Right now, anyone taking holiday is experiencing the ultimate staycation – a break within their own four walls.
The reality, however, is that most people who had booked holidays this spring, have cancelled them. When the lockdown ends the average available holiday allowances for those heading back to work, will be as high as they have ever been. So where will people go? Even when local travel is permitted borders may stay closed. In France for the last two months people have had to fill in a form even to go food shopping or for exercise within a maximum 1km of their homes. A significant easing of restrictions expected next week will allow travel in the country up to a maximum of 100km, but that still means no trips to the Mediterranean for Parisians for a while.
There is also a very big question mark as to whether Brits will be welcome on the continent this summer. Global air travel has dropped by more than 50%. With several airlines on the brink of administration, the era of low-cost flights may be about to end.
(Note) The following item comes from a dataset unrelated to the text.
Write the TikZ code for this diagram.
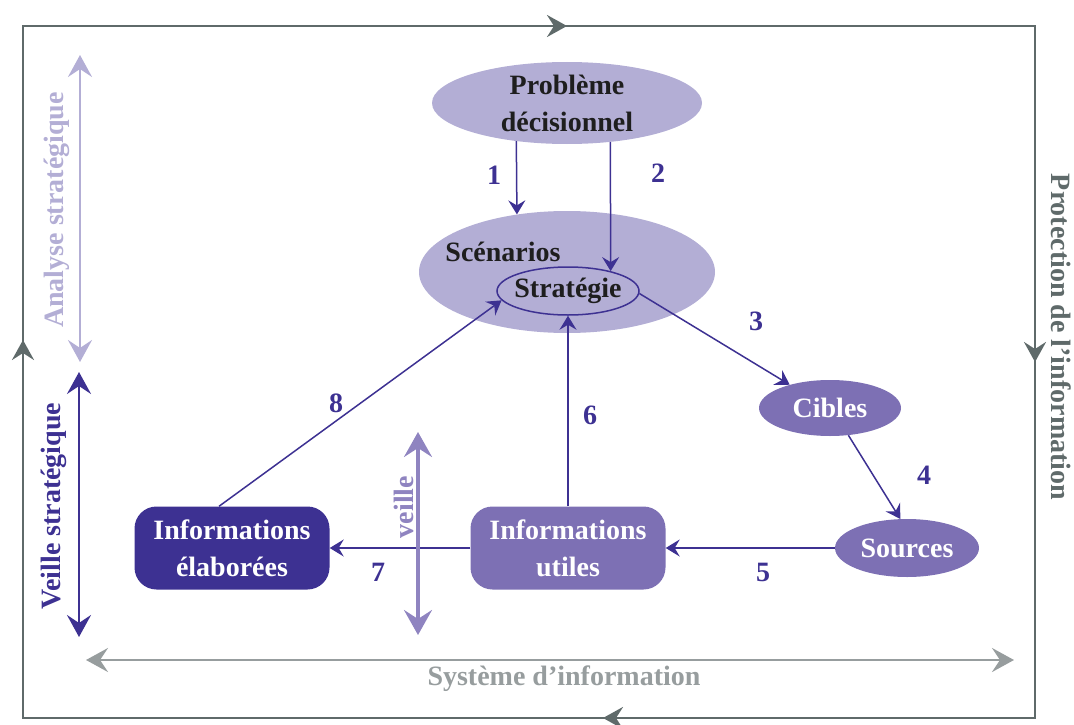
\documentclass[tikz,border=0pt]{standalone}
\usepackage{fontspec}
\setmainfont{Liberation Serif}
\usepackage{tikz}
\usetikzlibrary{calc}
\usetikzlibrary{arrows.meta}
\usetikzlibrary{shapes}
\usetikzlibrary{positioning}
\usetikzlibrary{decorations.markings}

\definecolor{lila}{HTML}{B3AED5}
\definecolor{mauve}{HTML}{7D70B4}
\definecolor{violetfonce}{HTML}{3D3192}
\definecolor{veillec}{HTML}{8F84C0}
\definecolor{cadre}{HTML}{5F6A6A}
\definecolor{sysgris}{HTML}{979D9E}
\definecolor{encre}{HTML}{1E1E1E}

\tikzset{
  txt/.style={font=\fontsize{28}{37}\selectfont\bfseries, align=center, inner sep=0pt},
  bulle/.style={ellipse, fill=lila, inner sep=0pt},
  cible/.style={ellipse, fill=mauve, inner sep=0pt, txt, text=white},
  boite/.style={rectangle, rounded corners=22pt, minimum width=195pt, minimum height=83pt, txt, text=white},
  fl/.style={draw=violetfonce, line width=1.5pt, -{Stealth[length=14pt,width=17pt,inset=5pt]}},
  num/.style={txt, text=violetfonce},
  axe/.style={line width=2.8pt, {Stealth[length=22pt,width=24pt,inset=8pt]}-{Stealth[length=22pt,width=24pt,inset=8pt]}},
}

\begin{document}
\begin{tikzpicture}[x=1pt,y=-1pt]
\useasboundingbox (0,0) rectangle (1074,725);

% cadre
\draw[cadre, line width=2.8pt, decoration={markings,
    mark=at position 378pt with {\arrow{Stealth[length=20pt,width=22pt,inset=7pt]}},
    mark=at position 1236pt with {\arrow{Stealth[length=20pt,width=22pt,inset=7pt]}},
    mark=at position 2040pt with {\arrow{Stealth[length=20pt,width=22pt,inset=7pt]}},
    mark=at position 2828pt with {\arrow{Stealth[length=20pt,width=22pt,inset=7pt]}}},
    postaction={decorate}]
  (23,718) -- (23,26) -- (1035,26) -- (1035,718) -- cycle;

% noeuds
\draw (567,103) node[bulle, minimum width=270pt, minimum height=82pt](prob){};
\draw (prob) node[txt, text=encre](probtxt){Problème\\décisionnel};
\draw (567,272) node[bulle, minimum width=296pt, minimum height=122pt](scen){};
\draw (503,252) node[txt, text=encre](scentxt){Scénarios};
\draw (568,291) node[ellipse, draw=violetfonce, line width=1.5pt, inner sep=0pt, minimum width=142pt, minimum height=48pt](strat){};
\draw (strat) node[txt, text=encre](strattxt){Stratégie};
\draw (830,408) node[cible, minimum width=142pt, minimum height=56pt](cib){Cibles};
\draw (907,548) node[cible, minimum width=144pt, minimum height=58pt](src){Sources};
\draw (568,548) node[boite, fill=mauve](util){Informations\\utiles};
\draw (232,548) node[boite, fill=violetfonce](elab){Informations\\élaborées};

% fleches
\draw[fl] (prob.217) -- (scen.131);
\draw[fl] (prob.-42) -- (strat.25);
\draw[fl] (strat.-2) -- (cib.150);
\draw[fl] (cib.-56) -- (src.103);
\draw[fl] (src.west) -- (util.east);
\draw[fl] (util.west) -- (elab.east);
\draw[fl] (util.north) -- (strat.south);
\draw[fl] ([xshift=-13pt]elab.north) -- (strat.188);

% numeros
\draw (494,175) node[num](n1){1};
\draw (658,173) node[num](n2){2};
\draw (756,321) node[num](n3){3};
\draw (924,475) node[num](n4){4};
\draw (763,572) node[num](n5){5};
\draw (590,415) node[num](n6){6};
\draw (378,572) node[num](n7){7};
\draw (336,403) node[num](n8){8};

% axes
\coordinate (ana1) at (80,55);
\coordinate (ana2) at (80,362);
\draw[axe, lila] (ana1) -- (ana2);
\draw (57,210) node[txt, rotate=90, text=lila](anatxt){Analyse stratégique};
\coordinate (vs1) at (79,372);
\coordinate (vs2) at (79,637);
\draw[axe, violetfonce] (vs1) -- (vs2);
\draw (54,506) node[txt, rotate=90, text=violetfonce](vstxt){Veille stratégique};
\coordinate (ve1) at (418,432);
\coordinate (ve2) at (418,635);
\draw[axe, veillec, line width=3.2pt, {Stealth[length=25pt,width=28pt,inset=9pt]}-{Stealth[length=25pt,width=28pt,inset=9pt]}] (ve1) -- (ve2);
\draw (404,507) node[txt, rotate=90, text=veillec](vetxt){veille};
\coordinate (si1) at (86,660);
\coordinate (si2) at (1014,660);
\draw[axe, sysgris] (si1) -- (si2);
\draw (564,679) node[txt, text=sysgris](sitxt){Système d’information};
\draw (1061,337) node[txt, rotate=-90, text=cadre](prottxt){Protection de l’information};
\end{tikzpicture}
\end{document}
The result is that for the foreseeable future more and more people will take their holidays closer to home.
There could be huge benefits. The traditional seaside towns that have faced tough economic times in recent years may see a boom in bookings. Kids may discover for the first time the simpler joys that their parents and grandparents experienced on their annual summer break. Prior to the lockdown there were record numbers of visits to the countryside, that will doubtless continue. We should also expect big cities to have more spaces where the local population can enjoy their leisure time in a safe environment without having to travel.
No-one really knows what will happen this year or even next, but surely staycations will form a major part of the new normal.